The French telegraph screw steamer, Le Dix Decembre, left the Thames, on the 16th December, with 130 knots of cable on board, destined to connect the Spanish town, Carthagena, with Oran, in the north-west of France. With the exception of a few days’ delay, in consequence of unpropitious weather, the vessel arrived safely at its destination, and on the 28th of January the operation of laying the cable was commenced; and it appears, from the report of Mr. Siemens, that the operation progressed to his entire satisfaction and the other engineers on board for about one third of the way, when the cable suddenly broke in a place where the hempen strands appeared to have been unduly weakened by some chemical agency; the depth, at the time, being about 2,700 metres.
We have already, in a previous number, referred to this cable as being of novel construction; its outer covering, which formed its strength, consists of a double layer of hemp strings, or lines (of the strongest materials, saturated, we believe, with Stockholm tar), laid spirally under considerable tension, the twist of the two layers running in opposite directions, and it was finally covered by a flexible copper or brass sheathing composed of bands of sheet copper or brass, put on spirally under the influence of great pressure, and with each succeeding turn overlapping the preceding, resembling, to some extent, the scales of a fish. The conductor was enveloped, as usual, in several coatings of gutta-percha and Chatterton's compound.
The novelty of construction, and of the means adopted for paying out the cable had, for some time, given rise to much speculative discussion among telegraph engineers, and others interested in the progress of deep-sea telegraphy, as to the amount of success which might be expected in an attempt, to submerge a cable in great depths, under conditions of avowed novelty and by no means devoid of ingenuity. If the cause of failure is correctly ascertained to have resulted from some chemical agency impairing the strength of the hempen cords, while in the course of transit, the adaptability of the cable for the purpose it was intended, or of the machinery employed on the occasion, cannot justly be doubted, as some 40 knots of the cable were successfully submerged in great depths; and so convinced were the French and Spanish engineers on board of the superior merits of the cable, and of the machinery, that they recommended the same for future adoption.
It is not our wish, or inclination, to aggravate or embitter, by any observations of our own, the pain or the disappointment already experienced by those more immediately concerned, but rather to unite, with an enlightened and considerate community, in an expression of sympathy for those whose reverses are after all, we trust, but steps which ultimately will lead to success and triumph.

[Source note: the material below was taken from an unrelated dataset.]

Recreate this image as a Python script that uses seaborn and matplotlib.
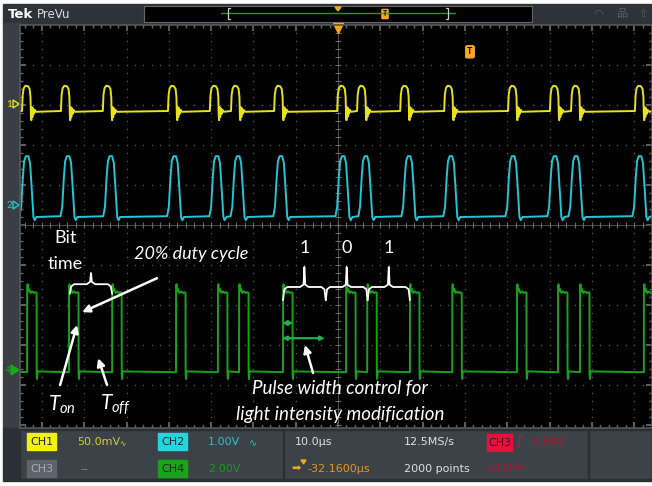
import numpy as np
import pandas as pd
import matplotlib.pyplot as plt
import seaborn as sns
from matplotlib.patches import Rectangle, Polygon, FancyBboxPatch

ch1_rise = [-74.7, -65.5, -55.6, -40.2, -30.3, -25.3, -15.1, -0.2, 4.5, 14.7,
            25.1, 40.2, 50.1, 55.1, 70.2]
ch2_peak = [-73.5, -63.8, -53.7, -38.6, -28.6, -23.6, -13.5, 1.2, 6.6, 16.8,
            26.7, 41.4, 51.3, 56.3, 71.4]
ch4_rise = [-73.5, -63.6, -53.4, -38.3, -28.4, -23.4, -13.0, 1.9, 6.9, 17.0,
            27.0, 42.3, 52.0, 57.2, 72.3]

# форма одиночного импульса каждого канала (смещение, уровень)
ch1_shape_t = [0.0, 0.15, 0.4, 0.8, 1.4, 1.8, 2.0, 2.1, 2.2, 2.3, 2.45, 2.6, 2.8, 3.0, 3.3]
ch1_shape_v = [2.85, 3.25, 3.42, 3.48, 3.47, 3.40, 3.2, 2.75, 2.62, 2.95, 2.7, 2.92, 2.78, 2.88, 2.83]
ch1_base = 2.85

ch2_shape_t = [-1.8, -1.4, -1.0, -0.7, -0.3, 0.3, 0.7, 1.1, 1.5, 1.8, 2.2]
ch2_shape_v = [0.22, 0.45, 1.2, 1.6, 1.72, 1.72, 1.55, 0.9, 0.2, 0.12, 0.2]
ch2_base = 0.22

ch4_shape_t = [0.0, 0.02, 0.12, 0.3, 0.5, 0.8, 1.2, 1.6, 2.0, 2.25, 2.27, 2.35, 2.5]
ch4_shape_v = [-3.68, -1.55, -1.48, -1.65, -1.6, -1.7, -1.66, -1.7, -1.68, -1.7, -3.72, -3.85, -3.66]
ch4_base = -3.67

# разметка битов "1 0 1" и bit time
bit_labels = ['1', '0', '1']
bit_edges = [-13.0, -2.9, 7.0, 17.0]
bit_time_edges = [-63.4, -53.4]

T0, T1 = -75.18, 74.23
Y0, Y1 = -5.075, 5.0


def build_trace(starts, shape_t, shape_v, base):
    t = [T0]
    v = [base]
    for s in starts:
        for dt, lv in zip(shape_t, shape_v):
            t.append(s + dt)
            v.append(lv)
    t.append(T1)
    v.append(base)
    return pd.DataFrame({'t': t, 'v': v})


sns.set_theme(style="dark")
plt.rcParams['font.family'] = ['Lato', 'DejaVu Sans']
plt.rcParams['mathtext.fontset'] = 'custom'
plt.rcParams['mathtext.it'] = 'Lato:italic'
plt.rcParams['mathtext.rm'] = 'Lato:italic'

fig = plt.figure(figsize=(6.52, 4.86), dpi=100, facecolor='white')

# ---- рамка интерфейса осциллографа (пиксельные координаты)
ui = fig.add_axes([0, 0, 1, 1])
ui.set_xlim(0, 652)
ui.set_ylim(486, 0)
ui.axis('off')
ui.add_patch(Rectangle((3, 4), 649, 20, color='#2e3338'))
ui.add_patch(Rectangle((3, 23), 18, 406, color='#3a3f45'))
ui.add_patch(Rectangle((3, 428), 649, 53, color='#2b3035'))
for x0, w in [(20, 263), (284, 304), (589, 63)]:
    ui.add_patch(Rectangle((x0, 430), w, 49, facecolor='#3b4248', edgecolor='#2a2f34', lw=1))

narrow = ['Liberation Sans Narrow', 'DejaVu Sans']
ui.text(8, 14, 'Tek', color='white', fontsize=9.5, fontweight='bold', va='center', family=narrow)
ui.text(37, 14, 'PreVu', color='#dddddd', fontsize=8.5, va='center', family=narrow)
ui.add_patch(Rectangle((144, 6), 388, 16, facecolor='black', edgecolor='#666666', lw=0.8))
ui.plot([221, 455], [13.5, 13.5], color='#1f9a3a', lw=1)
ui.plot([230, 228, 228, 230], [8, 8, 19, 19], color='#cccccc', lw=0.9)
ui.plot([446, 448, 448, 446], [8, 8, 19, 19], color='#cccccc', lw=0.9)
ui.add_patch(Polygon([[335, 7], [341, 7], [338, 11]], color='#f5a623'))
ui.add_patch(FancyBboxPatch((382.5, 10), 5, 8, boxstyle='round,pad=0.6', color='#f5a623'))
ui.text(385, 14, 'T', color='black', fontsize=5, ha='center', va='center', fontweight='bold')
for x, s in [(598, '◠'), (622, '品'), (643, '⇧')]:
    ui.text(x, 14, s, color='#5a6066', fontsize=8, ha='center', va='center',
            family=['DejaVu Sans', 'Noto Sans CJK SC'])

# маркеры каналов слева
ui.text(9, 104, '1', color='#e6e61e', fontsize=7, ha='center', va='center')
ui.add_patch(Polygon([[13, 100], [13, 108], [19, 104]], facecolor='none', edgecolor='#e6e61e', lw=1))
ui.text(9, 205, '2', color='#1ec8d2', fontsize=7, ha='center', va='center')
ui.add_patch(Polygon([[13, 201], [13, 209], [19, 205]], facecolor='none', edgecolor='#1ec8d2', lw=1))
ui.text(8, 370, '4', color='#1aa81a', fontsize=7, ha='center', va='center')
ui.add_patch(Polygon([[11, 365], [11, 375], [19, 370]], color='#1aa81a'))

# строка состояния
badges = [(27, 433, 'CH1', '#f2f20c'), (158, 433, 'CH2', '#22d6df'),
          (27, 460, 'CH3', '#5d646b'), (158, 460, 'CH4', '#19a319'),
          (487, 434, 'CH3', '#e6123d')]
for bx, by, lab, col in badges:
    ui.add_patch(Rectangle((bx, by), 29 if bx != 487 else 25, 17, color=col))
    ui.text(bx + (14.5 if bx != 487 else 12.5), by + 8.5, lab,
            color='#222222' if lab != 'CH3' or bx == 487 else '#aaaaaa',
            fontsize=8, ha='center', va='center', family=narrow)
row1, row2 = 442, 469
ui.text(77, row1, '50.0mV', color='#d2d21e', fontsize=8, va='center', family=narrow)
ui.text(119, row1 + 2, '∿', color='#d2d21e', fontsize=5.5, va='center', family=narrow)
ui.text(80, row2, '--', color='#8a8f94', fontsize=8, va='center', family=narrow)
ui.text(208, row1, '1.00V', color='#1ec8c8', fontsize=8, va='center', family=narrow)
ui.text(249, row1 + 1, '∿', color='#1ec8c8', fontsize=7, va='center', family=narrow)
ui.text(208, row2, '2.00V', color='#1a9a1a', fontsize=8, va='center', family=narrow)
ui.text(295, row1, '10.0µs', color='#e0e0e0', fontsize=8, va='center', family=narrow)
ui.text(404, row1, '12.5MS/s', color='#e0e0e0', fontsize=8, va='center', family=narrow)
ui.text(515, row1, '∫', color='#d81038', fontsize=9, va='center', family=narrow)
ui.text(531, row1, '6.80V', color='#b81030', fontsize=8, va='center', family=narrow)
ui.text(291, row2, '➡', color='#f5a623', fontsize=8, va='center', family=['DejaVu Sans'])
ui.add_patch(Polygon([[301, 460], [306, 460], [303.5, 464]], color='#f5a623'))
ui.text(307, row2, '-32.1600µs', color='#e8961e', fontsize=8, va='center', family=narrow)
ui.text(404, row2, '2000 points', color='#e0e0e0', fontsize=8, va='center', family=narrow)
ui.text(487, row2, '<10Hz', color='#b81030', fontsize=8, va='center', family=narrow)

# ---- экран с осциллограммами
scope = fig.add_axes([20 / 652, (486 - 428) / 486, 632 / 652, 403 / 486])
scope.set_facecolor('black')
scope.set_xlim(T0, T1)
scope.set_ylim(Y0, Y1)
scope.set_xticks(np.arange(-70, 71, 10))
scope.set_xticks(np.arange(-74, 74, 2), minor=True)
scope.set_yticks(np.arange(-5, 6, 1))
scope.set_yticks(np.arange(-5, 5.01, 0.2), minor=True)
scope.tick_params(which='both', direction='in', color='#6a6a6a', bottom=True, top=True,
                  left=True, right=True, labelbottom=False, labelleft=False)
scope.tick_params(which='major', length=4)
scope.tick_params(which='minor', length=2)
scope.grid(False)
for sp in scope.spines.values():
    sp.set_color('#555555')

# точечная сетка
gx, gy = [], []
for x in range(-70, 71, 10):
    for y in np.arange(-5, 5.01, 0.2):
        gx.append(x)
        gy.append(y)
for y in range(-5, 6):
    for x in np.arange(-74, 74, 2):
        gx.append(x)
        gy.append(y)
scope.plot(gx, gy, ls='none', marker='s', ms=0.9, mew=0, color='#5e5e5e')
scope.axvline(0, color='#4a4a4a', lw=0.8)
scope.axhline(0, color='#4a4a4a', lw=0.8)
ty = np.arange(-5, 5.01, 0.2)
scope.plot(np.zeros_like(ty), ty, ls='none', marker='_', ms=5, mew=0.8, color='#6a6a6a')
tx = np.arange(-74, 74, 2)
scope.plot(tx, np.zeros_like(tx), ls='none', marker='|', ms=5, mew=0.8, color='#6a6a6a')

sns.lineplot(data=build_trace(ch1_rise, ch1_shape_t, ch1_shape_v, ch1_base), x='t', y='v',
             estimator=None, sort=False, color='#e8e21a', lw=1.4, ax=scope)
sns.lineplot(data=build_trace(ch2_peak, ch2_shape_t, ch2_shape_v, ch2_base), x='t', y='v',
             estimator=None, sort=False, color='#22c6d4', lw=1.4, ax=scope)
sns.lineplot(data=build_trace(ch4_rise, ch4_shape_t, ch4_shape_v, ch4_base), x='t', y='v',
             estimator=None, sort=False, color='#17a317', lw=1.4, ax=scope)
scope.set_xlabel('')
scope.set_ylabel('')

# маркер триггера
scope.plot([0], [4.92], marker='v', ms=7, color='#f5a623', clip_on=False)
scope.text(31.2, 4.33, 'T', color='black', fontsize=6.5, fontweight='bold', ha='center', va='center',
           bbox=dict(boxstyle='round,pad=0.25', fc='#f5a623', ec='none'))


def brace(x0, x1, y_bar, y_end, y_tip):
    w = x1 - x0
    xm = (x0 + x1) / 2
    bx = [x0, x0 + 0.03 * w, x0 + 0.1 * w, xm - 0.1 * w, xm - 0.02 * w, xm,
          xm + 0.02 * w, xm + 0.1 * w, x1 - 0.1 * w, x1 - 0.03 * w, x1]
    by = [y_end, y_bar - 0.06, y_bar, y_bar, y_bar + 0.06, y_tip,
          y_bar + 0.06, y_bar, y_bar, y_bar - 0.06, y_end]
    scope.plot(bx, by, color='white', lw=1.3)


# аннотации
ann = dict(color='white', family=['Lato', 'DejaVu Sans'])
scope.text(-64.5, -0.33, 'Bit', fontsize=13, ha='center', va='center', **ann)
scope.text(-64.5, -0.98, 'time', fontsize=13, ha='center', va='center', **ann)
brace(bit_time_edges[0], bit_time_edges[1], -1.48, -1.72, -1.2)
scope.text(-34.8, -0.73, '20% duty cycle', fontsize=13, style='italic', ha='center', va='center', **ann)
for lab, a, b in zip(bit_labels, bit_edges[:-1], bit_edges[1:]):
    brace(a, b, -1.55, -1.88, -1.05)
    scope.text((a + b) / 2, -0.58, lab, fontsize=13, ha='center', va='center', **ann)

arrow = dict(arrowstyle='-|>', color='white', lw=1.8, mutation_scale=11, shrinkA=0, shrinkB=0)
scope.annotate('', xy=(-60.5, -2.18), xytext=(-42.8, -1.33), arrowprops=arrow)
scope.annotate('', xy=(-61.7, -2.5), xytext=(-65.7, -4.0), arrowprops=arrow)
scope.annotate('', xy=(-56.7, -3.33), xytext=(-54.6, -4.0), arrowprops=arrow)
scope.annotate('', xy=(-7.8, -3.0), xytext=(-5.9, -3.7), arrowprops=arrow)

garrow = dict(arrowstyle='<|-|>', color='#20b050', lw=1.6, mutation_scale=6, shrinkA=0, shrinkB=0)
scope.annotate('', xy=(-10.6, -2.45), xytext=(-13.2, -2.45), arrowprops=garrow)
scope.annotate('', xy=(-3.1, -2.83), xytext=(-13.2, -2.83), arrowprops=garrow)

scope.text(-65.2, -4.5, r'$T_{on}$', fontsize=15, ha='center', va='center', color='white')
scope.text(-52.7, -4.5, r'$T_{off}$', fontsize=15, ha='center', va='center', color='white')
scope.text(0.5, -4.08, 'Pulse width control for', fontsize=13.5, style='italic',
           ha='center', va='center', **ann)
scope.text(0.5, -4.73, 'light intensity modification', fontsize=13.5, style='italic',
           ha='center', va='center', clip_on=False, **ann)

fig.savefig('out.png', dpi=100, facecolor='white')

We would here impress upon the minds of our readers the fact, that the practicability of deep sea telegraphy is not in the least affected by the late accident. We believe, as firmly as ever, “that a well-insulated cable properly protected, of suitable specific gravity, made with care, and tested under water throughout its progress with the best known apparatus, and paid into the ocean with the must improved machinery, possesses every prospect of not only being successful in the first instance, but may reasonably be relied on to continue in an efficient state for the transmission of signals.”
In order, however, to remove the doubts which possess the public mind, we trust that the portion of the Oran and Carthagena cable, in which the deterioration had taken place in the tensile strength of the hemp, will be subjected to the severest tests, so as to ascertain the true cause thereof, and, if possible, to arrange some means of determining the uniformity of strength before the cable is coiled for submersion, as it is strongly suspected that other cables have had their “weak points,” only to be discovered, when too late, in the operation of paying out into the ocean.
As we were on the point of concluding our observations intelligence reached us that the cause of failure was at a splice made at the contractors’ factory during the shipment, and that the hemp at that particular place was, on investigation, found discoloured and damaged by some chemical agency, as acid, which, by some unlucky accident, must have had access to the place while the joint was being made. In all other parts of the, cable the hemp is represented as being in as good and unchanged condition as ever.
4 June 1864:
Oran And Carthagena Cable.—We had, a few weeks ago, to announce to our readers a mishap in the effort to submerge the above cable. A sufficient length has now been manufactured at the works of the Telegraph Construction and Maintenance Company, Wharf-road, City-road, and East Greenwich, to replace the portion which was lost in the first attempt to submerge it. The depth of water between Oran and Carthagcna is, on an average, 2,400 fathoms.
8 October 1864:
THE ORAN AND CARTHAGENA TELEGRAPH CABLE.
To the Editor of the Telegraphic Journal
Sir,—You would oblige me, and very likely satisfy a great number of your readers, by giving news of the Oran and Carthagena cable. The news received in Paris from Algeria prove by their date that they come by post, and not by telegraph; so there is no doubt that the cable has been broken; but no official information of the accident has been already given. Very likely the English newspapers will first give notice of the failure, because the French Government having some interest engaged in the question, the French will only speak of it after the Moniteur.—Yours sincerely, Un Abbone.
Paris, 1st October, 1864.
[We should have been exceedingly glad if we were able to furnish our esteemed correspondent with the information he requires about the Oran and Carthagena cable; but unfortunately we also on this side of the Channel are kept in oblivion with respect to the vicissitudes of submarine telegraphic lines. Government officials and contractors have combined together to set at naught the right of the public to be informed of the state of its property. We shall, however, endeavour to ascertain the present state of the cable in question.—Ed. T.J.]
15 October 1864:
The Oran And Carthagena Cable.—The Sentinelle Toulonnaise announces that “the submarine telegraph cable which was laid successfully between Oran and Carthagena, remained perfect only four hours, having become broken at a point supposed to be but a few miles distant from the Spanish coast. We are assured by several gentlemen well acquainted with the shores of the Mediterranean, that it will be impossible to manufacture a telegraphic cable sufficiently strong to resist the destructive influence of the reefs and submarine currents.”